Alors, pourquoi faire des « conditions » nouvelles ? Parce que la vraie condition, qui s’impose aux socialistes dans leur volonté soudaine de « changer l’Europe », c’est que M. Hue soit d’accord… Otage des voix communistes, Lionel Jospin n’a donc, électoralement, pas d’autre choix que cette surenchère démagogique sur fond de « conditions », sans cesse changeantes, à la réalisation de la monnaie unique.

2) Oui ou non, M. Jospin veut-il vraiment faire l’Europe sociale ? Certes, pour paraphraser Raymond Queneau, l’Europe sociale, les socialistes en parlent, en parlent, mais c’est tout ce qu’ils savent faire. Ce sont eux qui ont laissé le protocole social en annexe du traité de Maastricht, et c’est en 1997 que ce texte essentiel sera intégré dans le traité, comme l’a souhaité Jacques Chirac.

De même, pour nos services publics : le gouvernement de Michel Rocard avait capitulé en rase campagne à leur sujet. S’ils sont maintenant reconnus, c’est dû au travail de fond dirigé par Alain Juppé. Directive par directive, secteur par secteur, nous avons dû batailler pour obtenir de nos partenaires les garanties indispensables pour les citoyens et les entreprises de service public. Et c’est encore Jacques Chirac qui veut obtenir, dans le traité d’Amsterdam, la garantie pour les citoyens des services publics essentiels. Oui, l’Europe sociale est en marche, mais c’est nous qui la faisons avancer ! Prisonnier de leurs schémas archaïques, Lionel Jospin et ses amis la confondent avec une Europe socialiste.

3) Oui ou non, M. Jospin dénie-t-il le droit aux démocraties d’Europe centrale et orientale d’entrer dans l’Union européenne dès qu’elles y seront préparées ? Pour Laurent Fabius, c’est une « folie ».
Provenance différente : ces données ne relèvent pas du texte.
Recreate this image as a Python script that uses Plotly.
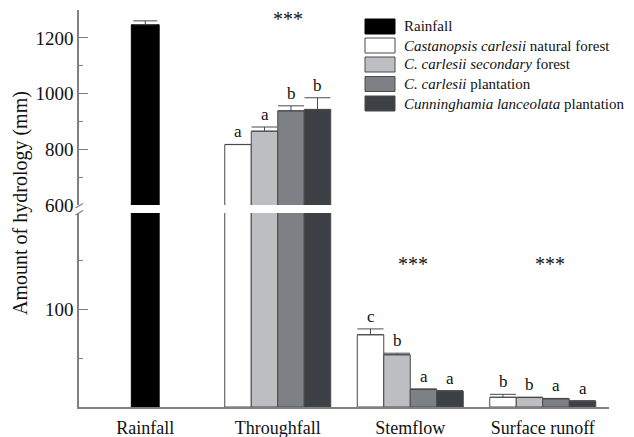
import plotly.graph_objects as go

# ---- data ----
categories = ["Rainfall", "Throughfall", "Stemflow", "Surface runoff"]

rainfall_value = [1247]
rainfall_err = [14]

forest_names = [
    "<i>Castanopsis carlesii</i> natural forest",
    "<i>C. carlesii secondary</i> forest",
    "<i>C. carlesii</i> plantation",
    "<i>Cunninghamia lanceolata</i> plantation",
]
# values for Throughfall, Stemflow, Surface runoff
natural_forest = [817, 74.1, 10.0]
secondary_forest = [865, 53.6, 9.7]
cc_plantation = [938, 18.1, 8.4]
cl_plantation = [943, 16.4, 6.0]

natural_err = [0.5, 6.0, 3.0]
secondary_err = [15, 1.6, 0.4]
cc_err = [18, 0.4, 0.4]
cl_err = [42, 0.3, 0.4]

letters_natural = ["a", "c", "b"]
letters_secondary = ["a", "b", "b"]
letters_cc = ["b", "a", "a"]
letters_cl = ["b", "a", "a"]

signif_labels = ["***", "***", "***"]
signif_levels = [1266, 147, 147]

# ---- styling ----
FONT = "Liberation Serif"
TXT = "#111111"
AX = "#808080"
EDGE = "#4a4a4a"
colors = ["#ffffff", "#bdbec2", "#7d8084", "#3d4145"]
RAIN_COLOR = "#000000"

W, H = 634, 437
ML, MR, MT, MB = 79, 25, 10, 30
PW, PH = W - ML - MR, H - MT - MB


def px_x(px):
    return (px - ML) / PW


def px_y(py):
    return (H - MB - py) / PH


lower_dom = [0, px_y(213)]
upper_dom = [px_y(205), 1]

forest_vals = [natural_forest, secondary_forest, cc_plantation, cl_plantation]
forest_errs = [natural_err, secondary_err, cc_err, cl_err]
forest_letters = [letters_natural, letters_secondary, letters_cc, letters_cl]
group_x = [1, 2, 3]
bar_w = 0.2

fig = go.Figure()

for yax in ["y", "y2"]:
    fig.add_trace(go.Bar(
        x=[0], y=rainfall_value, width=[0.21], offset=-0.105,
        marker=dict(color=RAIN_COLOR, line=dict(color=RAIN_COLOR, width=1)),
        error_y=dict(type="data", array=rainfall_err, arrayminus=[0],
                     symmetric=False, color=EDGE, thickness=1, width=12),
        yaxis=yax, showlegend=False, name="Rainfall",
    ))
    for i, (vals, errs) in enumerate(zip(forest_vals, forest_errs)):
        fig.add_trace(go.Bar(
            x=group_x, y=vals, width=bar_w, offset=-0.4 + bar_w * i,
            marker=dict(color=colors[i], line=dict(color=EDGE, width=1)),
            error_y=dict(type="data", array=errs, arrayminus=[0] * len(errs),
                         symmetric=False, color=EDGE, thickness=1, width=13),
            yaxis=yax, showlegend=False, name=forest_names[i],
        ))

annotations = []
# letters of multiple comparison above each bar
for i, (vals, errs, lets) in enumerate(zip(forest_vals, forest_errs, forest_letters)):
    for j, gx in enumerate(group_x):
        top = vals[j] + errs[j]
        annotations.append(dict(
            x=gx - 0.4 + bar_w * (i + 0.5), y=top, xref="x",
            yref="y2" if top > 200 else "y",
            text=lets[j], showarrow=False, yanchor="bottom", yshift=1,
            font=dict(family=FONT, size=17, color=TXT),
        ))
# significance stars
star_shift = [10, 3, 7]
for gx, lab, lv, sh in zip(group_x, signif_labels, signif_levels, star_shift):
    annotations.append(dict(
        x=gx, y=lv, xref="x", yref="y2" if lv > 200 else "y", xshift=sh,
        text=lab, showarrow=False, yanchor="middle",
        font=dict(family=FONT, size=20, color=TXT),
    ))
# axis title
annotations.append(dict(
    x=px_x(20), y=px_y(203), xref="paper", yref="paper",
    xanchor="center", yanchor="middle",
    text="Amount of hydrology (mm)", textangle=-90, showarrow=False,
    font=dict(family=FONT, size=20, color=TXT),
))

# legend drawn as boxes + labels
shapes = []
legend_names = ["Rainfall"] + forest_names
legend_colors = [RAIN_COLOR] + colors
row_centers = [26.5, 45.5, 64.5, 84, 103.5]
for name, col, cy in zip(legend_names, legend_colors, row_centers):
    shapes.append(dict(
        type="rect", xref="paper", yref="paper",
        x0=px_x(365), x1=px_x(395), y0=px_y(cy + 7.5), y1=px_y(cy - 7.5),
        fillcolor=col, line=dict(color=EDGE if col != RAIN_COLOR else RAIN_COLOR, width=1),
    ))
    annotations.append(dict(
        x=px_x(402), y=px_y(cy), xref="paper", yref="paper",
        text=name, showarrow=False, xanchor="left", yanchor="middle",
        font=dict(family=FONT, size=15, color=TXT),
    ))

# axis break marks
for y0, y1 in [(208, 203.5), (215, 210.5)]:
    shapes.append(dict(
        type="line", xref="paper", yref="paper",
        x0=px_x(75.5), x1=px_x(83), y0=px_y(y0), y1=px_y(y1),
        line=dict(color=AX, width=1.2),
    ))

xtickfont = dict(family=FONT, size=18, color=TXT)
ytickfont = dict(family=FONT, size=19, color=TXT)

fig.update_layout(
    width=W, height=H,
    margin=dict(l=ML, r=MR, t=MT, b=MB),
    paper_bgcolor="white", plot_bgcolor="white",
    font=dict(family=FONT, size=17, color=TXT),
    barmode="overlay",
    showlegend=False,
    xaxis=dict(
        range=[-0.5, 3.5], tickmode="array", tickvals=[0, 1, 2, 3],
        ticktext=categories, showline=True, linecolor=AX, linewidth=1.5,
        ticks="", showgrid=False, zeroline=False, tickfont=xtickfont,
        ticklabelstandoff=4, anchor="y", automargin=False,
    ),
    yaxis=dict(
        domain=lower_dom, range=[0, 199], tickmode="array", tickvals=[100],
        ticks="inside", ticklen=9, tickwidth=1.2, tickcolor=AX,
        minor=dict(tickmode="array", tickvals=[50, 150], ticks="inside",
                   ticklen=4, tickwidth=1.2, tickcolor=AX),
        showline=True, linecolor=AX, linewidth=1.5, showgrid=False,
        zeroline=False, tickfont=ytickfont, anchor="x", automargin=False,
    ),
    yaxis2=dict(
        domain=upper_dom, range=[600, 1300], tickmode="array",
        tickvals=[600, 800, 1000, 1200],
        ticks="inside", ticklen=9, tickwidth=1.2, tickcolor=AX,
        minor=dict(tickmode="array", tickvals=[700, 900, 1100], ticks="inside",
                   ticklen=4, tickwidth=1.2, tickcolor=AX),
        showline=True, linecolor=AX, linewidth=1.5, showgrid=False,
        zeroline=False, tickfont=ytickfont, anchor="x", automargin=False,
    ),
    annotations=annotations,
    shapes=shapes,
)

fig.write_html("out.html")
Les socialistes voient un risque là où nous voyons une chance pour la France, et un devoir : du temps de l’oppression communiste, nous avons promis aux Européens de l’Est de les accueillir dès qu’ils retrouveraient la démocratie. Les socialistes, qui semblent n’avoir toujours pas tiré les conséquences de la chute du Mur de Berlin, préféreraient-ils construire une Europe des beaux quartiers pour les Quinze, et une Europe de seconde zone pour les autres ? Autant rebâtir le Mur !
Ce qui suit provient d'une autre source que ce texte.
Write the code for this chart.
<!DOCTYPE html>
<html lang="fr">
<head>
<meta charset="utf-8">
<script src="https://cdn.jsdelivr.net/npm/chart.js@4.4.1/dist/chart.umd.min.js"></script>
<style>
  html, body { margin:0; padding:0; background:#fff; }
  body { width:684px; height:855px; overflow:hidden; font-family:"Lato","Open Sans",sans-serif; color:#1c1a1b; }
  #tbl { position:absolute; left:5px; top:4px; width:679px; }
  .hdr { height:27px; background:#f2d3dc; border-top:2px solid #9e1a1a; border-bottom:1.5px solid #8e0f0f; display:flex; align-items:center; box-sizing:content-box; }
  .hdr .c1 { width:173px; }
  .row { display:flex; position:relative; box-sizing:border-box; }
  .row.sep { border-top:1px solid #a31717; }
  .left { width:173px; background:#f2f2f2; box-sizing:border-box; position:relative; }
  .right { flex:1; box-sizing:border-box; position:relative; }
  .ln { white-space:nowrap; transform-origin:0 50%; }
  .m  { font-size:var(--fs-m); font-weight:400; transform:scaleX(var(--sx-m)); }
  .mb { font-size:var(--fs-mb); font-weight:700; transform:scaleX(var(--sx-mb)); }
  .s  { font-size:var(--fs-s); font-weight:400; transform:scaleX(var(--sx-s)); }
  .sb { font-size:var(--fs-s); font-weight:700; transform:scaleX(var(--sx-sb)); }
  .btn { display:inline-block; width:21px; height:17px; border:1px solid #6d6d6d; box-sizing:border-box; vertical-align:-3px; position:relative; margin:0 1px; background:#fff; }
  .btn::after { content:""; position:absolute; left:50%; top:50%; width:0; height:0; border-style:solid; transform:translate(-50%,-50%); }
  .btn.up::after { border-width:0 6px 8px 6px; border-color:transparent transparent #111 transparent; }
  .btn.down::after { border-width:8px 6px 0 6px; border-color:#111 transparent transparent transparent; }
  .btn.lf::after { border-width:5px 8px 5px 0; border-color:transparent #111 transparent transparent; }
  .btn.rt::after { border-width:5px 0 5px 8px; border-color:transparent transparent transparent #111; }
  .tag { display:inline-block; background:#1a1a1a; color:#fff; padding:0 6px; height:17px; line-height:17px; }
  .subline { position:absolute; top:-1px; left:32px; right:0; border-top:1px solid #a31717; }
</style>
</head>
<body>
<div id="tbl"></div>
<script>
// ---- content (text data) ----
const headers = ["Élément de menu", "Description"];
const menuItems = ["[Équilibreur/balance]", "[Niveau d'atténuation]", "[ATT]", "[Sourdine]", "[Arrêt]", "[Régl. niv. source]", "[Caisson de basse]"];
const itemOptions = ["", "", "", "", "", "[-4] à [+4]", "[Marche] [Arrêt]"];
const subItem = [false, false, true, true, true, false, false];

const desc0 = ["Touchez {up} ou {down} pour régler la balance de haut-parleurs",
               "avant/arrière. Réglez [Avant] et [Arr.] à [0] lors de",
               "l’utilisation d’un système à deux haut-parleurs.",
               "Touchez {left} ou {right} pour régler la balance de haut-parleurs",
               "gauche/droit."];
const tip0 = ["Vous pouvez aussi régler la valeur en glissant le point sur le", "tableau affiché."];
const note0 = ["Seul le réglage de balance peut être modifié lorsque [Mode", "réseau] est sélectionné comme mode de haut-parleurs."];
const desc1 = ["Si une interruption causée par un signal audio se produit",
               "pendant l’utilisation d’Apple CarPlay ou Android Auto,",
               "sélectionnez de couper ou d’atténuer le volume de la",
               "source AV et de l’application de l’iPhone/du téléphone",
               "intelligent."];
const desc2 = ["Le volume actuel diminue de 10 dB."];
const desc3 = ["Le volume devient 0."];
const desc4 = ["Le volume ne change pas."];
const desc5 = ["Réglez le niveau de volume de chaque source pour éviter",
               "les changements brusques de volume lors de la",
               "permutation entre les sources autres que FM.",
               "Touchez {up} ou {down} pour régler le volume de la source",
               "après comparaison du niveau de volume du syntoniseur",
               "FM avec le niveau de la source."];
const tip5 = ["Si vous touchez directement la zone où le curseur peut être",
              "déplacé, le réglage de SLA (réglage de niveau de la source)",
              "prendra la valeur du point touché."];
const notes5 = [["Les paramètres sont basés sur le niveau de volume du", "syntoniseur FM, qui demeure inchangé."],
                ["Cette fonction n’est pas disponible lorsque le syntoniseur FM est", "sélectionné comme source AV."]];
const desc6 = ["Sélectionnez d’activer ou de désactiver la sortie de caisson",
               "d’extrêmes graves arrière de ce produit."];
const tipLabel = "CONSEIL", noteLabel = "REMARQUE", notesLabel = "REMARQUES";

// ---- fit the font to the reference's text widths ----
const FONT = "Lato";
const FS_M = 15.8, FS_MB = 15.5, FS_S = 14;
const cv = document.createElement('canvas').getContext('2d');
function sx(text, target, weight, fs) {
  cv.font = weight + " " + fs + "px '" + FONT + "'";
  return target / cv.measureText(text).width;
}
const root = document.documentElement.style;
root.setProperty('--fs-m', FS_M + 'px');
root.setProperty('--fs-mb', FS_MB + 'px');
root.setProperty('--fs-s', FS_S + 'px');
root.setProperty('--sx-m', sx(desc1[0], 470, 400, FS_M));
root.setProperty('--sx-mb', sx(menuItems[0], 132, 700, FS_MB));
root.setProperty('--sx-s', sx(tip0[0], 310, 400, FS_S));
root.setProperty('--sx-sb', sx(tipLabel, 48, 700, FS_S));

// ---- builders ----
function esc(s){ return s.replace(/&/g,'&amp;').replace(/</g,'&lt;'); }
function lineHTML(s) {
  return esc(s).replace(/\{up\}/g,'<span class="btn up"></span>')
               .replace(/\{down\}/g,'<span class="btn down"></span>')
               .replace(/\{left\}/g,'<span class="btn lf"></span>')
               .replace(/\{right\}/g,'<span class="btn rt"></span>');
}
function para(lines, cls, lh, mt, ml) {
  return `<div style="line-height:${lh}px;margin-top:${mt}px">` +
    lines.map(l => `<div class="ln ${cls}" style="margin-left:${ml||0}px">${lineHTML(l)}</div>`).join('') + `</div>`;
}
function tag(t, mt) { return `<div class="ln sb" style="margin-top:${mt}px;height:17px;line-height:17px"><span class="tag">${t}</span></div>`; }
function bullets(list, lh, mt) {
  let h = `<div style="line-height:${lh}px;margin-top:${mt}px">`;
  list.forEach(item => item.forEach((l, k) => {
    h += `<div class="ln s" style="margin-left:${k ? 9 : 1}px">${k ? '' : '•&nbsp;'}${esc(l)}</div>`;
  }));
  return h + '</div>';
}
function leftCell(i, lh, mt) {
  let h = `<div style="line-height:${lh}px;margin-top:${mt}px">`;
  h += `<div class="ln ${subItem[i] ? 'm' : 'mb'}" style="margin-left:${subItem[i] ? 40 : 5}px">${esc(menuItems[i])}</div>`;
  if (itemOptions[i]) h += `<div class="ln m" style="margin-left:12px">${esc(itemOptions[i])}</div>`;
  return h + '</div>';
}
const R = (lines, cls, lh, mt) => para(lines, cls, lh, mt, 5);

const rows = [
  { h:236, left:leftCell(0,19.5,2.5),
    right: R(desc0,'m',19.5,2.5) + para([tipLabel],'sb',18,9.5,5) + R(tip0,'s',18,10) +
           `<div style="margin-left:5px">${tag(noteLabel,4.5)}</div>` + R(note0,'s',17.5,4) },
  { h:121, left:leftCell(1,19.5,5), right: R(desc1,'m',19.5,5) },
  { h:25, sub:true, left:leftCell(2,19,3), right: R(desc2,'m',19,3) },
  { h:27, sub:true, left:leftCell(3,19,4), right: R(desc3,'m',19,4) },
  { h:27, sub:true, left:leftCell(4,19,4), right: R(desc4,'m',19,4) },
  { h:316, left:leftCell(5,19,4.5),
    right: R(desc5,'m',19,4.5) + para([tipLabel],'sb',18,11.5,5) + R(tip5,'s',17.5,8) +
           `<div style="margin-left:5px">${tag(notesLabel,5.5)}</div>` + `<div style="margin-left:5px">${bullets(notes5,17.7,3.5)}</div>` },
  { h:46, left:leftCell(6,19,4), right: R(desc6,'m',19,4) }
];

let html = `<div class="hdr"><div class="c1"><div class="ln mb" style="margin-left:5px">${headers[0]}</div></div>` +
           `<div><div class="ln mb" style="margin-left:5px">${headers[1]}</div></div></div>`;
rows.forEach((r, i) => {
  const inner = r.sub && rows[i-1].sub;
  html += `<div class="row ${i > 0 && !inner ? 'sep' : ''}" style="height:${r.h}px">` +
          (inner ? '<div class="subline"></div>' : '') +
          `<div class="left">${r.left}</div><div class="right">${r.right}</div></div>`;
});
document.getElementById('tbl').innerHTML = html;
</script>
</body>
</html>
4) Oui ou non, M. Jospin est-il attaché au couple franco-allemand ? Et veut-il faire l’Europe uniquement avec des socialistes, comme le souhaite ouvertement M. Rocard ? Sans les Allemands, sans les Espagnols ? Pas de jour, en tout cas, sans qu’un dirigeant socialiste n’affiche sa volonté de « rediscuter avec les Allemands », ne persifle sur un diktat monétaire dont ils seraient les auteurs. Vaine et mauvaise querelle. Il y a, derrière cette volonté subite de tout « remettre à plat » avec nos plus proches alliés, un mobile évident : otage de l’obsession allemande de Jean-Pierre Chevènement et de ses amis, Lionel Jospin est contraint de flatter leurs préjugés.
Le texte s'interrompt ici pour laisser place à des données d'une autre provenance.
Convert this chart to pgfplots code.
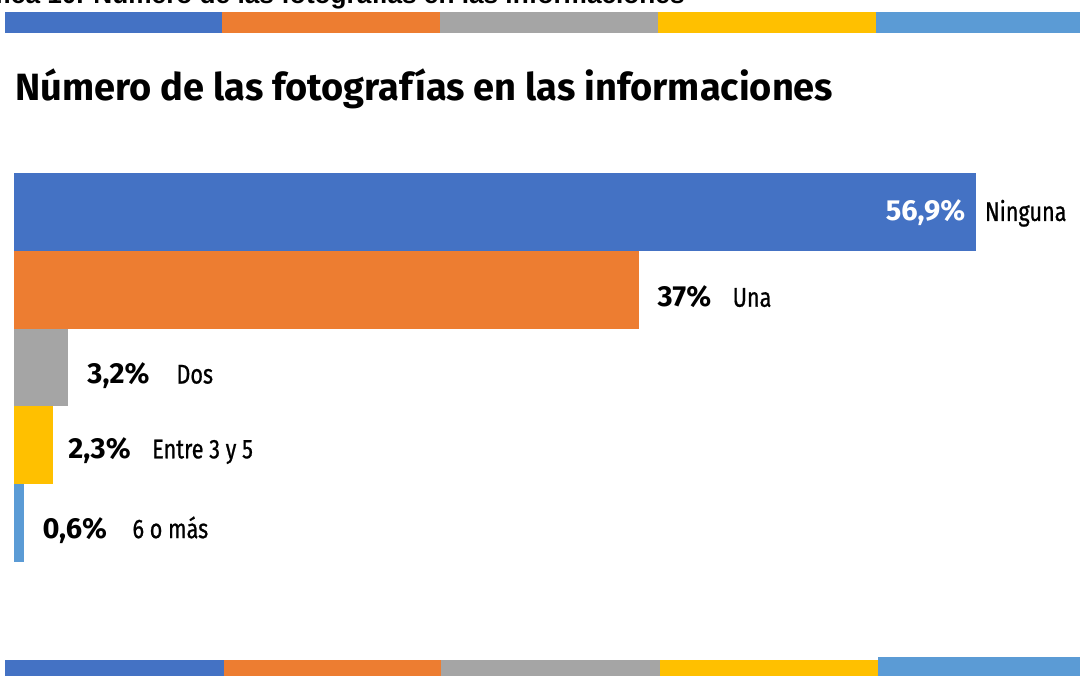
\documentclass[border=0pt]{standalone}
\usepackage{fontspec}
\usepackage{pgfplots}
\pgfplotsset{compat=1.18}
\setmainfont{Fira Sans}
\newfontfamily\arialf{Liberation Sans}
\newfontfamily\condf[FakeStretch=0.8,FakeBold=0.8]{Fira Sans}
\definecolor{cA}{HTML}{4472C4}
\definecolor{cB}{HTML}{ED7D31}
\definecolor{cC}{HTML}{A5A5A5}
\definecolor{cD}{HTML}{FFC000}
\definecolor{cE}{HTML}{5B9BD5}
\newcommand{\valf}{\fontsize{14.5}{16}\selectfont\bfseries}
\newcommand{\catf}{\condf\fontsize{13.5}{15}\selectfont}
\begin{document}
\begin{tikzpicture}[x=0.5pt,y=-0.5pt]
\useasboundingbox (0,0) rectangle (1080,675);
% cut-off heading
\node[anchor=base east, inner sep=0, font=\arialf\bfseries\fontsize{13.1}{15}\selectfont] at (685,3.5) {Gráfica 10. Número de las fotografías en las informaciones};
% top strip
\fill[cA] (5,12) rectangle (222,33);
\fill[cB] (222,12) rectangle (440,33);
\fill[cC] (440,12) rectangle (658,33);
\fill[cD] (658,12) rectangle (876,33);
\fill[cE] (876,12) rectangle (1085,33);
% bottom strip
\fill[cA] (5,660) rectangle (224,680);
\fill[cB] (224,660) rectangle (441,680);
\fill[cC] (441,660) rectangle (660,680);
\fill[cD] (660,660) rectangle (878,680);
\fill[cE] (878,657) rectangle (1085,680);
% title
\node[anchor=base west, inner sep=0, font=\bfseries\fontsize{19}{21}\selectfont] at (15,100) {Número de las fotografías en las informaciones};
\begin{axis}[at={(7pt,-86.5pt)}, anchor=north west, scale only axis,
  width=533pt, height=194.5pt, xmin=0, xmax=63.08, ymin=-0.5, ymax=4.5,
  y dir=reverse, hide axis, xbar, bar width=1, bar shift=0pt, clip=false]
\addplot[fill=cA, draw=none] coordinates {(56.9,0)};
\addplot[fill=cB, draw=none] coordinates {(37,1)};
\addplot[fill=cC, draw=none] coordinates {(3.2,2)};
\addplot[fill=cD, draw=none] coordinates {(2.3,3)};
\addplot[fill=cE, draw=none] coordinates {(0.6,4)};
\node[anchor=base east, inner sep=0, text=white, font=\valf, xshift=-5pt, yshift=-4.5pt] at (axis cs:56.9,0) {56,9\%};
\node[anchor=base west, inner sep=0, font=\catf, xshift=4.5pt, yshift=-4.5pt] at (axis cs:56.9,0) {Ninguna};
\node[anchor=base west, inner sep=0, font=\valf, xshift=9pt, yshift=-8.5pt] at (axis cs:37,1) {37\%};
\node[anchor=base west, inner sep=0, font=\catf, xshift=46.5pt, yshift=-8.5pt] at (axis cs:37,1) {Una};
\node[anchor=base west, inner sep=0, font=\valf, xshift=9.5pt, yshift=-8pt] at (axis cs:3.2,2) {3,2\%};
\node[anchor=base west, inner sep=0, font=\catf, xshift=54pt, yshift=-8pt] at (axis cs:3.2,2) {Dos};
\node[anchor=base west, inner sep=0, font=\valf, xshift=7.5pt, yshift=-6.5pt] at (axis cs:2.3,3) {2,3\%};
\node[anchor=base west, inner sep=0, font=\catf, xshift=49.5pt, yshift=-6.5pt] at (axis cs:2.3,3) {Entre 3 y 5};
\node[anchor=base west, inner sep=0, font=\valf, xshift=9pt, yshift=-7.5pt] at (axis cs:0.6,4) {0,6\%};
\node[anchor=base west, inner sep=0, font=\catf, xshift=54pt, yshift=-7.5pt] at (axis cs:0.6,4) {6 o más};
\end{axis}
\end{tikzpicture}
\end{document}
On ne place pas la France dans le peloton de tête de l’Europe avec des hésitations et des soupçons comme seule feuille de route.

Entre socialistes et communistes, il y a plus de critères de divergence que d’accord sur l’essentiel. La gauche est une force d’opposition : pour la construction de l’Europe de demain, elle n’est pas une alternative.